The English term Complex Seeing is taken from Bertolt Brecht's writing on theatre and opera. First found in Brecht's notes to the Threepenny Opera, a subsequently edited and updated version was published. This text can be found in English translation as "The Literarization of Theatre" from 1931, in Brecht on Theatre, where the key passage on complex seeing reads:

“Some exercise in complex seeing is needed—though it is perhaps more important to be able to think above the stream than to think in the stream."(44)

Here Brecht describes a desired form of spectator activity, in which the 'stream' of the play's action does not entirely capture the audience's attention, which is instead divided within and without. This is part of Brecht's many attempts to open a new critical possibilities for theatre, which in this case emphasizes a type of expert-detachment on the part of the spectator. Continuing the quotation from above:

"Moreover the use of screens imposes and facilitates a new style of acting. This style of acting is the epic style. As he reads the projections on the screen the spectator adopts an attitude of smoking-and-watching. Such an attitude on his part at once compels a better and clearer performance as it is hopeless to 'carry away' any man who is smoking and accordingly pretty well occupied with himself. By these means one would soon have a theatre full of experts, just as one has sporting arenas full of experts. [...] Unfortunately it is to be feared that titles and permissions to smoke are not of themselves enough to lead the audience to a more fruitful use of the theatre."(44)

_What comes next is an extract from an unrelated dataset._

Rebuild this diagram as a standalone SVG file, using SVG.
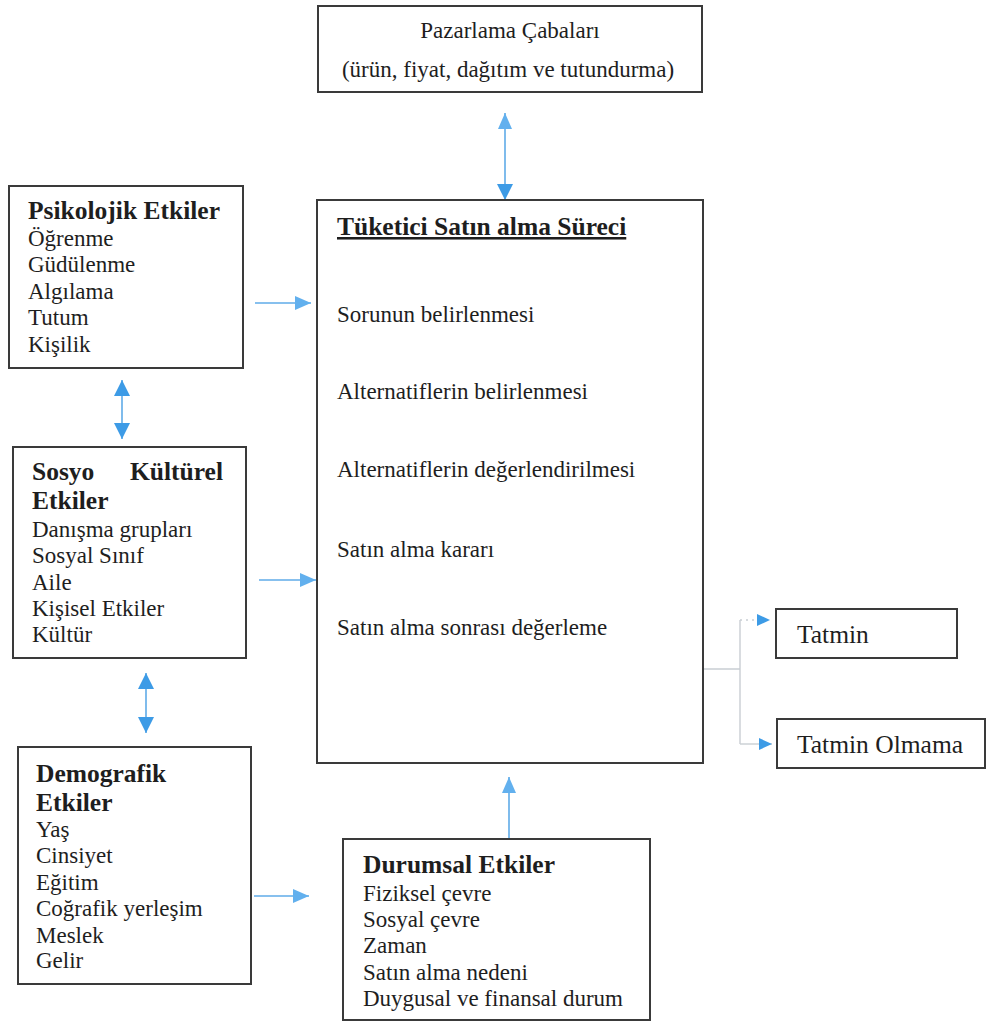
<svg xmlns="http://www.w3.org/2000/svg" width="987" height="1022" viewBox="0 0 987 1022">
<style>
.box{fill:#fff;stroke:#3a3a3a;stroke-width:2}
text{font-family:"Liberation Serif","Times New Roman",serif;fill:#1e1e1e;font-size:23px}
.b{font-weight:bold;font-size:25.5px}
.t{font-size:25.5px}
.c{fill:none;stroke:#5fabe8;stroke-width:1.6}
.g{fill:none;stroke:#c9ced3;stroke-width:1.4}
</style>
<defs>
<marker id="big" markerUnits="userSpaceOnUse" markerWidth="17" markerHeight="16" refX="16" refY="8" orient="auto-start-reverse"><path d="M0,0 L16,8 L0,16 z" fill="#3d9be6"/></marker>
<marker id="mid" markerUnits="userSpaceOnUse" markerWidth="17" markerHeight="14" refX="16" refY="7" orient="auto-start-reverse"><path d="M0,0 L16,7 L0,14 z" fill="#62b0ee"/></marker>
<marker id="sm" markerUnits="userSpaceOnUse" markerWidth="14" markerHeight="12" refX="13" refY="6" orient="auto"><path d="M0,0 L13,6 L0,12 z" fill="#3d9be6"/></marker>
</defs>
<g id="connectors">
<line class="c" x1="505" y1="113" x2="505" y2="200" marker-start="url(#mid)" marker-end="url(#big)"/>
<line class="c" x1="255" y1="303" x2="311" y2="303" marker-end="url(#mid)"/>
<line class="c" x1="259" y1="580" x2="316" y2="580" marker-end="url(#mid)"/>
<line class="c" x1="254" y1="896" x2="309" y2="896" marker-end="url(#mid)"/>
<line class="c" x1="122" y1="380" x2="122" y2="439" marker-start="url(#big)" marker-end="url(#big)"/>
<line class="c" x1="146" y1="673" x2="146" y2="733" marker-start="url(#big)" marker-end="url(#big)"/>
<line class="c" x1="509" y1="839" x2="509" y2="777" marker-end="url(#mid)"/>
<path class="g" d="M703,669 H740 M740,620 V744"/>
<line class="g" x1="740" y1="744" x2="772" y2="744" marker-end="url(#sm)"/>
<line class="g" x1="740" y1="620" x2="770" y2="620" stroke-dasharray="2 4" marker-end="url(#sm)"/>
</g>
<g id="pazarlama">
<rect class="box" x="318" y="6" width="384" height="86"/>
<text x="510" y="38" text-anchor="middle">Pazarlama Çabaları</text>
<text x="508" y="77" text-anchor="middle">(ürün, fiyat, dağıtım ve tutundurma)</text>
</g>
<g id="surec">
<rect class="box" x="317" y="200" width="386" height="563"/>
<text class="b" x="337" y="235" text-decoration="underline">Tüketici Satın alma Süreci</text>
<text x="337" y="322">Sorunun belirlenmesi</text>
<text x="337" y="399">Alternatiflerin belirlenmesi</text>
<text x="337" y="477">Alternatiflerin değerlendirilmesi</text>
<text x="337" y="557">Satın alma kararı</text>
<text x="337" y="635">Satın alma sonrası değerleme</text>
</g>
<g id="psikolojik">
<rect class="box" x="9" y="186" width="234" height="182"/>
<text class="b" x="28" y="219">Psikolojik Etkiler</text>
<text x="28" y="246">Öğrenme</text>
<text x="28" y="272">Güdülenme</text>
<text x="28" y="299">Algılama</text>
<text x="28" y="325">Tutum</text>
<text x="28" y="352">Kişilik</text>
</g>
<g id="sosyo">
<rect class="box" x="13" y="447" width="233" height="211"/>
<text class="b" x="32" y="480">Sosyo</text>
<text class="b" x="223" y="480" text-anchor="end">Kültürel</text>
<text class="b" x="32" y="509">Etkiler</text>
<text x="32" y="537">Danışma grupları</text>
<text x="32" y="563">Sosyal Sınıf</text>
<text x="32" y="590">Aile</text>
<text x="32" y="616">Kişisel Etkiler</text>
<text x="32" y="642">Kültür</text>
</g>
<g id="demografik">
<rect class="box" x="18" y="747" width="233" height="237"/>
<text class="b" x="36" y="782">Demografik</text>
<text class="b" x="36" y="811">Etkiler</text>
<text x="36" y="837">Yaş</text>
<text x="36" y="863">Cinsiyet</text>
<text x="36" y="890">Eğitim</text>
<text x="36" y="916">Coğrafik yerleşim</text>
<text x="36" y="943">Meslek</text>
<text x="36" y="968">Gelir</text>
</g>
<g id="durumsal">
<rect class="box" x="343" y="839" width="307" height="181"/>
<text class="b" x="363" y="873">Durumsal Etkiler</text>
<text x="363" y="901">Fiziksel çevre</text>
<text x="363" y="927">Sosyal çevre</text>
<text x="363" y="953">Zaman</text>
<text x="363" y="980">Satın alma nedeni</text>
<text x="363" y="1006">Duygusal ve finansal durum</text>
</g>
<g id="tatmin">
<rect class="box" x="776" y="609" width="181" height="49"/>
<text class="t" x="797" y="643">Tatmin</text>
</g>
<g id="tatmin-olmama">
<rect class="box" x="777" y="719" width="208" height="49"/>
<text class="t" x="797" y="753">Tatmin Olmama</text>
</g>
</svg>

A major source for the concept of complex seeing in English is Raymond Williams' writings on the subject, which include his 1961 "The Achievement of Brecht", published in Critical Quarterly, as well as the relevant chapters of his 1966 Modern Tragedy and 1968 Drama From Ibsen to Brecht. Here Williams develops the idea of complex seeing away from Brecht's discussion of the audience and instead towards the plays. Williams' complex seeing departs from Brecht's metaphor of 'above' and 'within' a flow of action towards a type of double vision which presents contradictions in social life without attempting to resolve them.